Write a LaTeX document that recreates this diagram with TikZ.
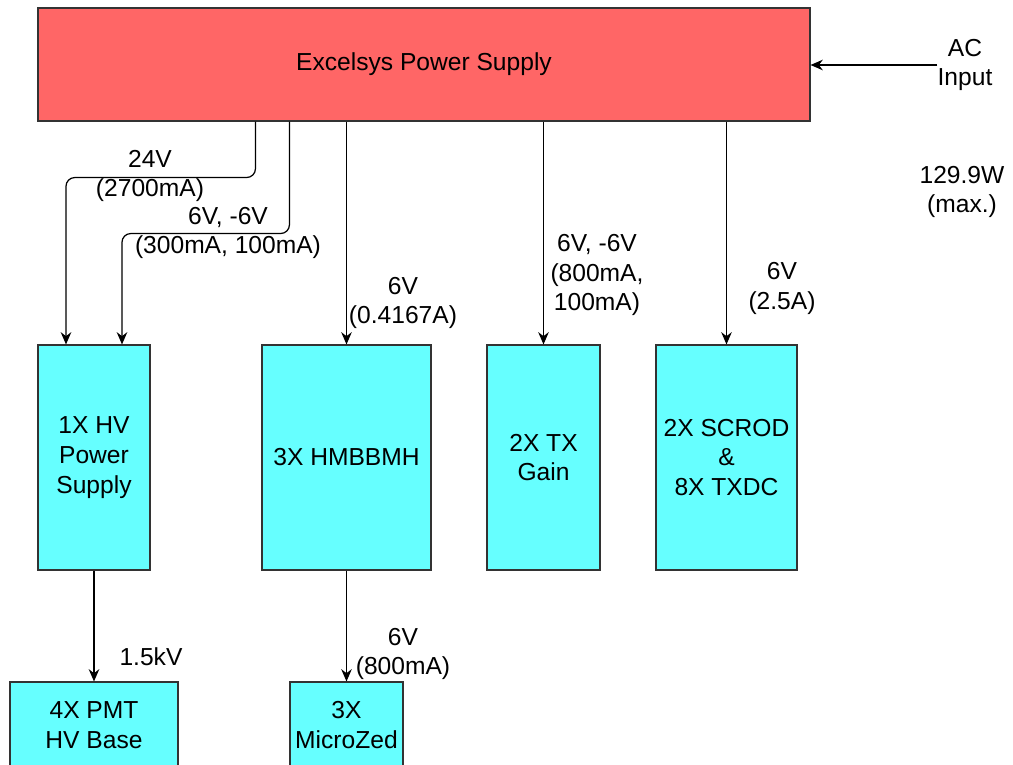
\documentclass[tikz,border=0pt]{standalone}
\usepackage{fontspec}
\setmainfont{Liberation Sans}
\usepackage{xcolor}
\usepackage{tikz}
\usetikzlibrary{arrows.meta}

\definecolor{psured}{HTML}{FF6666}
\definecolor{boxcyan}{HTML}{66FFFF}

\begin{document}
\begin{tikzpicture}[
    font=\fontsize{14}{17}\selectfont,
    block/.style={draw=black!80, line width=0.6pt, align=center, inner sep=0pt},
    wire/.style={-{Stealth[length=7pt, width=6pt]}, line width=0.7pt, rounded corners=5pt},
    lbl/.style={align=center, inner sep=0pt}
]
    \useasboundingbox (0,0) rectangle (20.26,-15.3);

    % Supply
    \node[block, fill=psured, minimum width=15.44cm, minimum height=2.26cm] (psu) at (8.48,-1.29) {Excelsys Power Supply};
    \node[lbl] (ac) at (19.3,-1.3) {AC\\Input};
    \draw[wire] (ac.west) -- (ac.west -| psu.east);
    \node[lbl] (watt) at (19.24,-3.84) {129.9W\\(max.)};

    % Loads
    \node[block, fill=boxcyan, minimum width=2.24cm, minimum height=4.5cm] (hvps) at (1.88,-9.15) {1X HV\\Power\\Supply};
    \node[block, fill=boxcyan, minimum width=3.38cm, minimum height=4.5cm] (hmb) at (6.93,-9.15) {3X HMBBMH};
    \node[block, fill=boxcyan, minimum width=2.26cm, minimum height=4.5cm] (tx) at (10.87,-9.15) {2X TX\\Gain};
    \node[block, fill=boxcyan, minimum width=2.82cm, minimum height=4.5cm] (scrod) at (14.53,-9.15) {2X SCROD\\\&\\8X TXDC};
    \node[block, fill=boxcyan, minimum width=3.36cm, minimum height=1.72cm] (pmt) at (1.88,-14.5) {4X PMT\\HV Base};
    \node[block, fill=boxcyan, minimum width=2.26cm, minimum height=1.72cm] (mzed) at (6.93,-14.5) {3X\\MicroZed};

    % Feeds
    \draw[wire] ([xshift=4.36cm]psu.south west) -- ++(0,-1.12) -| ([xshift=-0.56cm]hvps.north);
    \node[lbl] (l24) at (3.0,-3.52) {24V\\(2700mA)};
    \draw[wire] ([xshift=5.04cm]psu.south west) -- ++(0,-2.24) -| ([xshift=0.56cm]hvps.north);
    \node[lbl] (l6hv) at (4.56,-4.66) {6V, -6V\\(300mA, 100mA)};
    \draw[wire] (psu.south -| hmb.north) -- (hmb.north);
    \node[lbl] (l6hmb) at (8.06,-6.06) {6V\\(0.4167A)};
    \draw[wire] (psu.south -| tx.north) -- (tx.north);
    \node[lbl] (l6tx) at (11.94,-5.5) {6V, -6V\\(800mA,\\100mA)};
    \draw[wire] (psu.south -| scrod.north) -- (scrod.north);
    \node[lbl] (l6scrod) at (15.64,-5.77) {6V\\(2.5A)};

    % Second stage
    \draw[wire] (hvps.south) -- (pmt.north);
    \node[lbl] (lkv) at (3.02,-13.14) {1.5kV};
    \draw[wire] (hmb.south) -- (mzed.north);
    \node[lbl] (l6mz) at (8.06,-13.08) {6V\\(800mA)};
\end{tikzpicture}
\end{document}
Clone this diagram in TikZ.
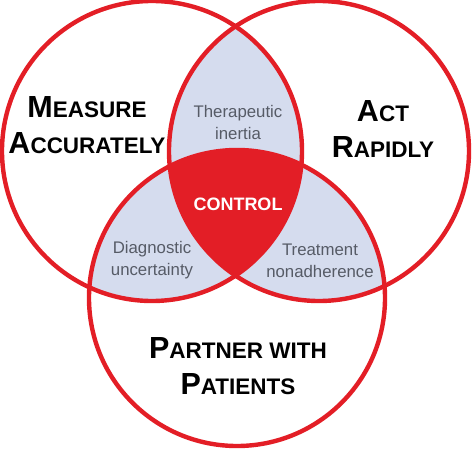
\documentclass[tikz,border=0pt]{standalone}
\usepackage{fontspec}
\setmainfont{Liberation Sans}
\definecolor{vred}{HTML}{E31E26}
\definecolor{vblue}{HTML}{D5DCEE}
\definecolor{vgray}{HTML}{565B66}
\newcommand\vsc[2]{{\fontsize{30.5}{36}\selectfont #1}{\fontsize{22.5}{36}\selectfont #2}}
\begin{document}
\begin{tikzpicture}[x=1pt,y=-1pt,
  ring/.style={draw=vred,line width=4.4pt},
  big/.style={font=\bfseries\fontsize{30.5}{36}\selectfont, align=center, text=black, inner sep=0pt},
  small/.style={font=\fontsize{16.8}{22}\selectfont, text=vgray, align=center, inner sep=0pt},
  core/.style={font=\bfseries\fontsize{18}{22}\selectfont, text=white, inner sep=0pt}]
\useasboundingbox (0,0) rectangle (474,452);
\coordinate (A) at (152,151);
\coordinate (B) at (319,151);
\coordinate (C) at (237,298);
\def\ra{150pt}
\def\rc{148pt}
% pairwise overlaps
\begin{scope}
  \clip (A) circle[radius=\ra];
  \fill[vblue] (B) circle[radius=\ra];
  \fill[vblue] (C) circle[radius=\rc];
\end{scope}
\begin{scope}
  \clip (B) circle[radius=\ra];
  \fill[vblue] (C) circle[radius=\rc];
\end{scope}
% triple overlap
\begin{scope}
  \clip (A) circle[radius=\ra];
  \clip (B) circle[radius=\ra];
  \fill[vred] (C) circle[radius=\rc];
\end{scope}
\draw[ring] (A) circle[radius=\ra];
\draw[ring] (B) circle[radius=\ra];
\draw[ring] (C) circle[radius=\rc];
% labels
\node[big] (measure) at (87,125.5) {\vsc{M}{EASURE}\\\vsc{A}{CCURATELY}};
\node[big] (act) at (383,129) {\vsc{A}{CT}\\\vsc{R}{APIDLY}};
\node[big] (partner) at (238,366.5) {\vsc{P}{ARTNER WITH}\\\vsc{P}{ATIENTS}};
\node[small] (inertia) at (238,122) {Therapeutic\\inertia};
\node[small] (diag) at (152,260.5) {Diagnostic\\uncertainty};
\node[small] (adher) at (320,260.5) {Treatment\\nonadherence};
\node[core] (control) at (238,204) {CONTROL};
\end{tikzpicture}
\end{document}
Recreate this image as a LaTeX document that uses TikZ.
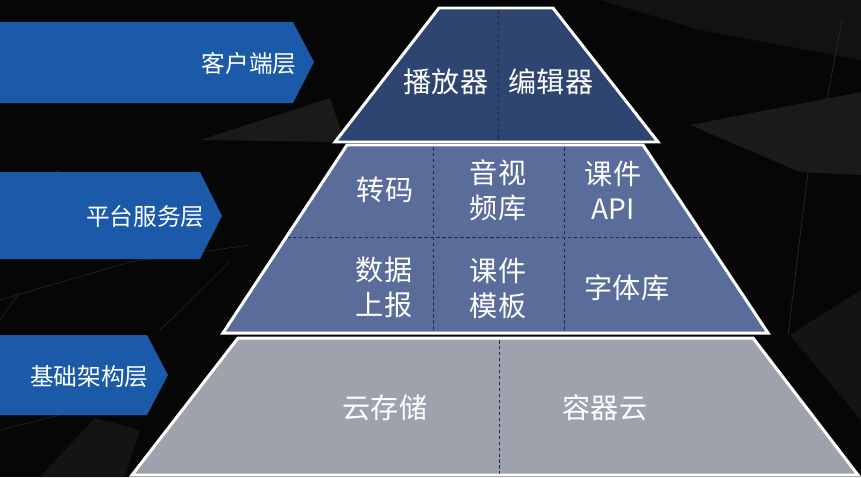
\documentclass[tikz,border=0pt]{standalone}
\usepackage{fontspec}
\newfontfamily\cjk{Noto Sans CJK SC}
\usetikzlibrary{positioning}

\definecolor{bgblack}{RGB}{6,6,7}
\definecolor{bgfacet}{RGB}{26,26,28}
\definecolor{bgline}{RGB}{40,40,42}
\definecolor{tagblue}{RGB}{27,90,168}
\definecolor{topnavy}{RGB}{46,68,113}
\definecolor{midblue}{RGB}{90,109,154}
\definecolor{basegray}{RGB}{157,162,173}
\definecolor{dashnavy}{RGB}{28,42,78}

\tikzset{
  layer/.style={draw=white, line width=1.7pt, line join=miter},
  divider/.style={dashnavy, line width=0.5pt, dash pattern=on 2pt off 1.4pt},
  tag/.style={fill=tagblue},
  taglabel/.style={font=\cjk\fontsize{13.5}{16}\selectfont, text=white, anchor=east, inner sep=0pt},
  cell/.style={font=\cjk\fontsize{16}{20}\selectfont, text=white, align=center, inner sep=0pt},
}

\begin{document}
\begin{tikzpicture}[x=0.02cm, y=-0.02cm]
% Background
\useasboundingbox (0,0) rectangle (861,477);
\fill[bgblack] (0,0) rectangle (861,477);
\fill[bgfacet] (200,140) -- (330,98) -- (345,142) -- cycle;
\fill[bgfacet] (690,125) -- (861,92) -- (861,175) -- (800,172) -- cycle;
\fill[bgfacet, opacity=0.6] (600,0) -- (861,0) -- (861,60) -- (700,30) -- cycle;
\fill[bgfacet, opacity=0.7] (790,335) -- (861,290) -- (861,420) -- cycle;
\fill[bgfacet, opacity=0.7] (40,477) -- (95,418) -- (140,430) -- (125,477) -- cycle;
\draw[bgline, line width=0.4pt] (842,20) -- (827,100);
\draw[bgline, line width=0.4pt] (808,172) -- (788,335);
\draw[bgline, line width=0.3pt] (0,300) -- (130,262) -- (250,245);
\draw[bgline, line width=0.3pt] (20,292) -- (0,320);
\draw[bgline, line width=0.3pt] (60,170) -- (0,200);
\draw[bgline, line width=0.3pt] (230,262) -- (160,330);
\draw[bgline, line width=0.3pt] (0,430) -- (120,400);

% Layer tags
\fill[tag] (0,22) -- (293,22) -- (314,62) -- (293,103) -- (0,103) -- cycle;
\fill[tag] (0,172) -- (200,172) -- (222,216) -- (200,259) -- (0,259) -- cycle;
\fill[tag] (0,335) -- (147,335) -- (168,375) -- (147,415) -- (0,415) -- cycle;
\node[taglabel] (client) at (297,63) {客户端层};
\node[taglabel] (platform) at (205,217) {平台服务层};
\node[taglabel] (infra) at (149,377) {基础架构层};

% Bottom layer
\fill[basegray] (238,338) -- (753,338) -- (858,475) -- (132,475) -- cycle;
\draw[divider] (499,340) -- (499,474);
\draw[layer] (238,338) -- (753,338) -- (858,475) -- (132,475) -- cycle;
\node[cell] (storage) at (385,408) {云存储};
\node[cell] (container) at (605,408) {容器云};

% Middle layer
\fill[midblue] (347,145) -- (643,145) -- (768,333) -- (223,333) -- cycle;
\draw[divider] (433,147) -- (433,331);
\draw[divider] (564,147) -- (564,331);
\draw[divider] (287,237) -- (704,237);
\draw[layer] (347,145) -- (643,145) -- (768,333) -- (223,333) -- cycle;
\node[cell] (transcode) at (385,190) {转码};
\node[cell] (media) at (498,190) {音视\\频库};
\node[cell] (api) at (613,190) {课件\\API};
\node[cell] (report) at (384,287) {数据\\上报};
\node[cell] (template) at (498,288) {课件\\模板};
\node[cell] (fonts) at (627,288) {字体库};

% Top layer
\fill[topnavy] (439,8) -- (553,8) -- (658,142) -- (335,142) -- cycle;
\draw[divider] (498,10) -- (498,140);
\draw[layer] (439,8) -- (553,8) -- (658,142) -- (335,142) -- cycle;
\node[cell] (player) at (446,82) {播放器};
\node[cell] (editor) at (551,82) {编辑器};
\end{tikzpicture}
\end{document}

# [Task objective]
Print, exactly as written, the lines above from the first one to the one containing "(0,0) rectangle (20.26,-15.3);". Leave out pictures.

# [Finished task]
Write a LaTeX document that recreates this diagram with TikZ.
\documentclass[tikz,border=0pt]{standalone}
\usepackage{fontspec}
\setmainfont{Liberation Sans}
\usepackage{xcolor}
\usepackage{tikz}
\usetikzlibrary{arrows.meta}

\definecolor{psured}{HTML}{FF6666}
\definecolor{boxcyan}{HTML}{66FFFF}

\begin{document}
\begin{tikzpicture}[
    font=\fontsize{14}{17}\selectfont,
    block/.style={draw=black!80, line width=0.6pt, align=center, inner sep=0pt},
    wire/.style={-{Stealth[length=7pt, width=6pt]}, line width=0.7pt, rounded corners=5pt},
    lbl/.style={align=center, inner sep=0pt}
]
    \useasboundingbox (0,0) rectangle (20.26,-15.3);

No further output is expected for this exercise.